We have explained in our previous preachings how this work of preserving affects all of creation. And it is God who sustains our existence, our whole being and even our actions. As what Luke recorded in Acts 17:24-25, Paul declares, “The God who made the world and everything in it, being Lord of heaven and earth, does not live in temples made by man, nor is he served by human hands, as though he needed anything, since he himself gives to all mankind life and breath and everything.”  This verses clearly points out God as the creator and sustainer of all creation.

How does he do it? God governs and directs everything. He decrees them from the eternity, and then accomplishes and applies them in his creation. The governing work of God in providence make sure everything God determines shall come to pass. In Ezekiel 12:25 Scripture reads, “For I am the Lord; I will speak the word that I will speak, and it will be performed. It will no longer be delayed, but in your days, O rebellious house, I will speak the word and perform it, declares the Lord God.” God does not delay. He works everything according to his wise counsel. So both the plan, even the sustenance, and now the direction the we know clearly comes from God. There is nothing that escapes him. He is ultimately in control of everything. God is not an absentee landlord. He is personally involved in all things from creation to consummation.
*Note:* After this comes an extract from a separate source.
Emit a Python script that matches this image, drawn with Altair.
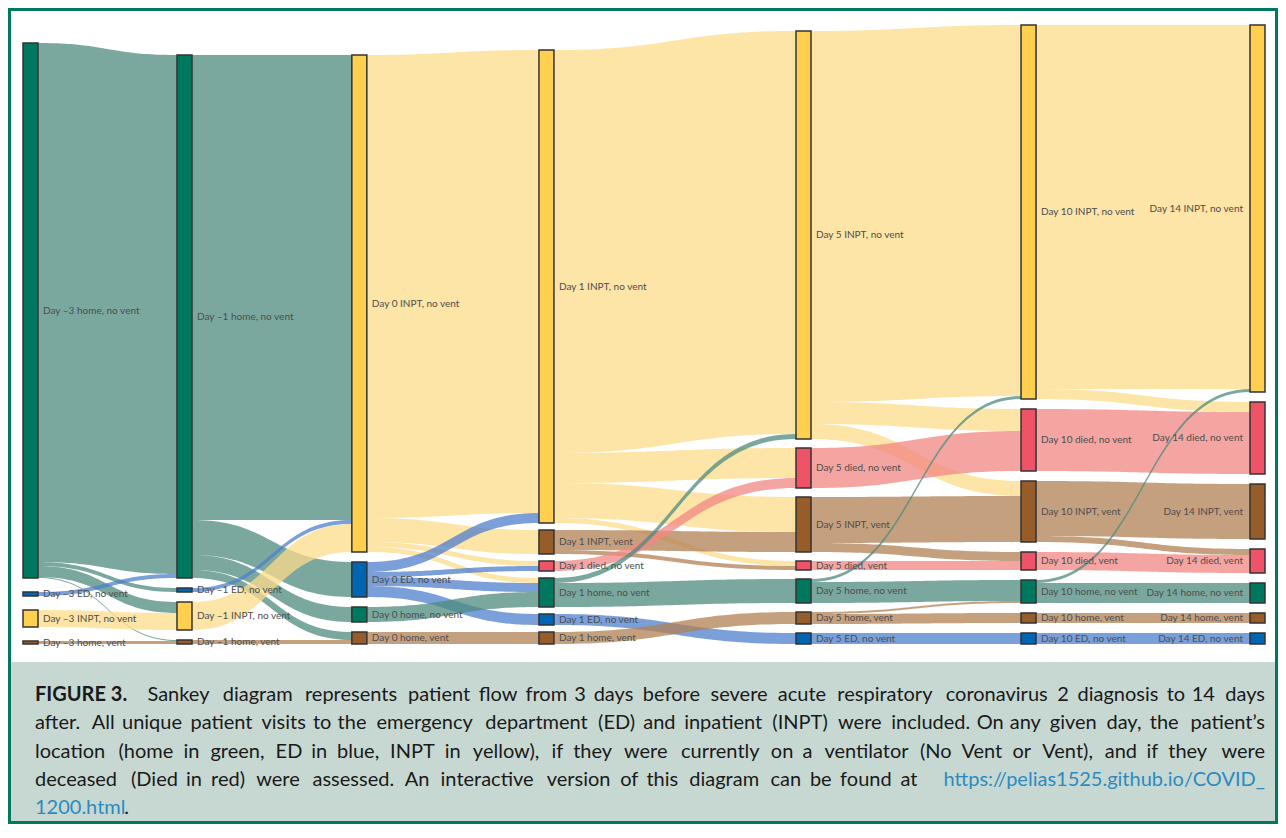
import numpy as np
import pandas as pd
import altair as alt

# ---------------- data (estimated from the figure, relative patient counts) ----------------
node_keys = ["-3H", "-3E", "-3I", "-3V",
             "-1H", "-1E", "-1I", "-1V",
             "0I", "0E", "0H", "0V",
             "1I", "1IV", "1D", "1H", "1E", "1HV",
             "5I", "5D", "5IV", "5DV", "5H", "5HV", "5E",
             "10I", "10D", "10IV", "10DV", "10H", "10HV", "10E",
             "14I", "14D", "14IV", "14DV", "14H", "14HV", "14E"]
node_labels = ["Day –3 home, no vent", "Day –3 ED, no vent", "Day –3 INPT, no vent", "Day –3 home, vent",
               "Day –1 home, no vent", "Day –1 ED, no vent", "Day –1 INPT, no vent", "Day –1 home, vent",
               "Day 0 INPT, no vent", "Day 0 ED, no vent", "Day 0 home, no vent", "Day 0 home, vent",
               "Day 1 INPT, no vent", "Day 1 INPT, vent", "Day 1 died, no vent", "Day 1 home, no vent",
               "Day 1 ED, no vent", "Day 1 home, vent",
               "Day 5 INPT, no vent", "Day 5 died, no vent", "Day 5 INPT, vent", "Day 5 died, vent",
               "Day 5 home, no vent", "Day 5 home, vent", "Day 5 ED, no vent",
               "Day 10 INPT, no vent", "Day 10 died, no vent", "Day 10 INPT, vent", "Day 10 died, vent",
               "Day 10 home, no vent", "Day 10 home, vent", "Day 10 ED, no vent",
               "Day 14 INPT, no vent", "Day 14 died,  no vent", "Day 14 INPT, vent", "Day 14 died, vent",
               "Day 14 home, no vent", "Day 14 home, vent", "Day 14 ED,  no vent"]
node_column = [0] * 4 + [1] * 4 + [2] * 4 + [3] * 6 + [4] * 7 + [5] * 7 + [6] * 7
node_state = (["home", "ed", "inpt", "vent"] * 2 + ["inpt", "ed", "home", "vent"]
              + ["inpt", "vent", "died", "home", "ed", "vent"]
              + ["inpt", "died", "vent", "died", "home", "vent", "ed"] * 3)

link_source = ["-3H", "-3H", "-3H", "-3H", "-3E", "-3I", "-3V",
               "-1H", "-1H", "-1H", "-1H", "-1E", "-1I", "-1V",
               "0I", "0I", "0I", "0I", "0E", "0E", "0E", "0E", "0H", "0V",
               "1I", "1I", "1I", "1I", "1IV", "1IV", "1D", "1H", "1H", "1E", "1HV",
               "5I", "5I", "5I", "5D", "5IV", "5IV", "5DV", "5H", "5H", "5HV", "5HV", "5E",
               "10I", "10I", "10D", "10IV", "10IV", "10DV", "10H", "10H", "10HV", "10E"]
link_target = ["-1H", "-1E", "-1I", "-1V", "-1H", "-1I", "-1V",
               "0I", "0E", "0H", "0V", "0I", "0I", "0V",
               "1I", "1IV", "1D", "1H", "1I", "1D", "1H", "1E", "1H", "1HV",
               "5I", "5D", "5IV", "5DV", "5IV", "5DV", "5D", "5I", "5H", "5E", "5HV",
               "10I", "10D", "10IV", "10D", "10IV", "10DV", "10DV", "10I", "10H", "10HV", "10H", "10E",
               "14I", "14D", "14D", "14IV", "14DV", "14DV", "14I", "14H", "14HV", "14E"]
link_value = [519, 4, 11, 1, 4, 17, 3,
              465, 35, 15, 8, 4, 28, 4,
              463, 24, 5, 5, 10, 5, 9, 11, 15, 12,
              403, 30, 35, 5, 20, 4, 10, 5, 24, 11, 12,
              371, 22, 15, 40, 46, 9, 9, 3, 21, 10, 2, 11,
              364, 10, 62, 55, 6, 18, 3, 20, 10, 11]

caption_label = "FIGURE 3."
caption_lines = [
    "Sankey diagram represents patient flow from 3 days before severe acute respiratory coronavirus 2 diagnosis to 14 days",
    "after. All unique patient visits to the emergency department (ED) and inpatient (INPT) were included. On any given day, the patient’s",
    "location (home in green, ED in blue, INPT in yellow), if they were currently on a ventilator (No Vent or Vent), and if they were",
    "deceased (Died in red) were assessed. An interactive version of this diagram can be found at",
]
caption_url = ["https://pelias1525.github.io/COVID_", "1200.html"]

# ---------------- styles / layout ----------------
NODE_COLOR = {"home": "#00775f", "ed": "#0066b3", "inpt": "#ffcf4f", "vent": "#965c29", "died": "#ef5367"}
LINK_COLOR = {"home": "#4e8b7f", "ed": "#4e7fcc", "inpt": "#fcdb8a", "vent": "#b28054", "died": "#f28782"}
TEXT_DARK, TEXT_URL = "#1a1a1a", "#2b8bbf"
LINK_OPACITY = 0.75
W, H = 1270, 816
SANKEY_LEFT, SANKEY_RIGHT = 15, 1257
NODE_W = 15
COL_FRAC = [0, 0.1255, 0.268, 0.4205, 0.630, 0.8134, 1.0]
COL_PAD = [14, 10, 10, 7, 9, 10, 10]
SANKEY_BOTTOM = 636
KY = 1.0
FONT = "Lato"

# ---------------- sankey layout ----------------
nodes = pd.DataFrame(dict(key=node_keys, label=node_labels, col=node_column, state=node_state))
links = pd.DataFrame(dict(source=link_source, target=link_target, value=link_value))
inflow = links.groupby("target")["value"].sum()
outflow = links.groupby("source")["value"].sum()
nodes["value"] = [max(inflow.get(k, 0), outflow.get(k, 0)) for k in nodes.key]
nodes["x0"] = [SANKEY_LEFT + COL_FRAC[c] * (SANKEY_RIGHT - NODE_W - SANKEY_LEFT) for c in nodes.col]
nodes["x1"] = nodes.x0 + NODE_W
y0s = {}
for c in range(len(COL_FRAC)):
    sub = nodes[nodes.col == c]
    total = sub.value.sum() * KY + COL_PAD[c] * (len(sub) - 1)
    y = SANKEY_BOTTOM - total
    for i, r in sub.iterrows():
        y0s[r.key] = y
        y += r.value * KY + COL_PAD[c]
nodes["y0"] = nodes.key.map(y0s)
nodes["y1"] = nodes.y0 + nodes.value * KY
nodes["yc"] = (nodes.y0 + nodes.y1) / 2
nodes["fill"] = nodes.state.map(NODE_COLOR)
nd = nodes.set_index("key")

links["sy"] = 0.0
links["ty"] = 0.0
for k in node_keys:
    outs = links[links.source == k].copy()
    outs["o"] = outs.target.map(nd.y0)
    y = nd.loc[k, "y0"]
    for i in outs.sort_values("o").index:
        links.loc[i, "sy"] = y
        y += links.loc[i, "value"] * KY
    ins = links[links.target == k].copy()
    ins["o"] = ins.source.map(nd.y0)
    y = nd.loc[k, "y0"]
    for i in ins.sort_values("o").index:
        links.loc[i, "ty"] = y
        y += links.loc[i, "value"] * KY

T = np.linspace(0, 1, 49)
fx = 1.5 * T - 1.5 * T ** 2 + T ** 3
fy = 3 * T ** 2 - 2 * T ** 3
rows = []
for i, l in links.iterrows():
    xa, xb = nd.loc[l.source, "x1"], nd.loc[l.target, "x0"]
    col = LINK_COLOR[nd.loc[l.source, "state"]]
    for a, b in zip(fx, fy):
        top = l.sy + (l.ty - l.sy) * b
        rows.append(dict(link=i, x=xa + (xb - xa) * a, ytop=top, ybot=top + l.value * KY, color=col))
paths = pd.DataFrame(rows)

# ---------------- caption layout (approximate justification, word by word) ----------------
CAP_SIZE = 20
CAP_X0, CAP_X1 = 27, 1257
CAP_Y0, CAP_DY = 687, 28.3
_cw = {}
for ch in "il.,:;'’|!ij": _cw[ch] = 0.24
for ch in "ft": _cw[ch] = 0.34
_cw["r"] = 0.37
_cw["s"] = 0.43
_cw["z"] = 0.45
_cw["c"] = 0.46
for ch in "mw": _cw[ch] = 0.80
for ch in "()": _cw[ch] = 0.30
_cw["/"] = 0.39
_cw["_"] = 0.48
_cw[" "] = 0.20
_cw["I"] = 0.28
for ch in "0123456789": _cw[ch] = 0.58


def em_width(s):
    return sum(_cw.get(ch, 0.53 if (ch.islower() or not ch.isalpha()) else 0.64) for ch in s)


CAL = 1091.0 / (em_width(caption_lines[1]) * 18.0)


def px_width(s, bold=False):
    return em_width(s) * CAP_SIZE * CAL * (1.05 if bold else 1.0)


cap_rows = []
line_segments = [
    [(caption_label, TEXT_DARK, "bold", False), (caption_lines[0], TEXT_DARK, "normal", True)],
    [(caption_lines[1], TEXT_DARK, "normal", True)],
    [(caption_lines[2], TEXT_DARK, "normal", True)],
    [(caption_lines[3], TEXT_DARK, "normal", True), (caption_url[0], TEXT_URL, "normal", True)],
]
space_w = px_width(" ")
for li, segs in enumerate(line_segments):
    words = []
    for text, colr, wt, split in segs:
        for wd in (text.split(" ") if split else [text]):
            words.append((wd, colr, wt, px_width(wd, wt == "bold")))
    natural = sum(w[3] for w in words) + space_w * (len(words) - 1)
    extra = (CAP_X1 - CAP_X0 - natural) / (len(words) - 1)
    x = CAP_X0
    n = len(words)
    for j, (wd, colr, wt, w) in enumerate(words):
        if j == 0:
            ax, al = x, "left"
        elif j == n - 1:
            ax, al = CAP_X1, "right"
        else:
            ax, al = x + w / 2, "center"
        cap_rows.append(dict(text=wd, cx=ax, cy=CAP_Y0 + li * CAP_DY, color=colr, weight=wt, al=al))
        x += w + space_w + extra
# last line (not justified)
w_url = px_width(caption_url[1]) * 0.92
cap_rows.append(dict(text=caption_url[1], cx=CAP_X0, cy=CAP_Y0 + 4 * CAP_DY, color=TEXT_URL, weight="normal", al="left"))
cap_rows.append(dict(text=".", cx=CAP_X0 + w_url, cy=CAP_Y0 + 4 * CAP_DY, color=TEXT_DARK, weight="normal", al="left"))
caption = pd.DataFrame(cap_rows)

# ---------------- chart ----------------
xs = alt.Scale(domain=[0, W], nice=False, zero=False)
ys = alt.Scale(domain=[0, H], nice=False, zero=False, reverse=True)
one = pd.DataFrame({"a": [0]})

caption_bg = alt.Chart(one).mark_rect(color="#c7d8d3").encode(
    x=alt.value(1.5), x2=alt.value(W - 1.5), y=alt.value(654), y2=alt.value(H - 1.5))

link_layer = alt.Chart(paths).mark_area(opacity=LINK_OPACITY, interpolate="linear").encode(
    x=alt.X("x:Q", scale=xs, axis=None),
    y=alt.Y("ytop:Q", scale=ys, axis=None, stack=None),
    y2="ybot:Q",
    detail="link:N",
    color=alt.Color("color:N", scale=None),
)

node_layer = alt.Chart(nodes).mark_rect(stroke="#333333", strokeWidth=1.5).encode(
    x=alt.X("x0:Q", scale=xs, axis=None), x2="x1:Q",
    y=alt.Y("y0:Q", scale=ys, axis=None), y2="y1:Q",
    color=alt.Color("fill:N", scale=None),
)

lab_left = alt.Chart(nodes).transform_filter("datum.col < 6").mark_text(
    align="left", baseline="middle", dx=5, font=FONT, fontSize=10, color="#4d4d4d").encode(
    x=alt.X("x1:Q", scale=xs, axis=None), y=alt.Y("yc:Q", scale=ys, axis=None), text="label:N")
lab_right = alt.Chart(nodes).transform_filter("datum.col == 6").mark_text(
    align="right", baseline="middle", dx=-7, font=FONT, fontSize=10, color="#4d4d4d").encode(
    x=alt.X("x0:Q", scale=xs, axis=None), y=alt.Y("yc:Q", scale=ys, axis=None), text="label:N")

cap_layers = []
for wt in ["normal", "bold"]:
    for al in ["left", "center", "right"]:
        sub = caption[(caption.weight == wt) & (caption.al == al)]
        if len(sub) == 0:
            continue
        cap_layers.append(alt.Chart(sub).mark_text(
            align=al, baseline="middle", font=FONT, fontSize=CAP_SIZE, fontWeight=wt).encode(
            x=alt.X("cx:Q", scale=xs, axis=None), y=alt.Y("cy:Q", scale=ys, axis=None),
            text="text:N", color=alt.Color("color:N", scale=None)))

border = alt.Chart(one).mark_rect(fillOpacity=0, stroke="#00785f", strokeWidth=3).encode(
    x=alt.value(1.5), x2=alt.value(W - 1.5), y=alt.value(1.5), y2=alt.value(H - 1.5))

chart = alt.layer(caption_bg, link_layer, node_layer, lab_left, lab_right, *cap_layers, border).properties(
    width=W, height=H, padding=0, autosize=alt.AutoSizeParams(type="none"), background="white"
).configure_view(stroke=None)

chart.save("out.html", embed_options={"renderer": "svg", "actions": False})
Knowing and understanding God’s providence require from us a certain Christian disposition and attitude in life. Living under God’s providential care and governing love results to a peaceful and humbler mindset. We learn contentment and even bring out from the fruit of patience and self-control. Learning the special providence God sets for our own conversion to faith and repentance, we become patient when everything that surrounds us appears to be out of control. We increasingly  become conscious of our daily dependence on God and while prosperity comes our way, we are immediately reminded of its fleeting nature that instead of attributing our success to ourselves, we simply thank God for his faithful provisions.

Conclusion

ZCRC(Imus), we are created by God in knowledge, righteousness, and holiness. God restores us this status only by grace through faith in our Lord Jesus Christ. He did so by the work of providence. Let us worship God our creator and sustainer. He alone deserves our worship and praise. Amen.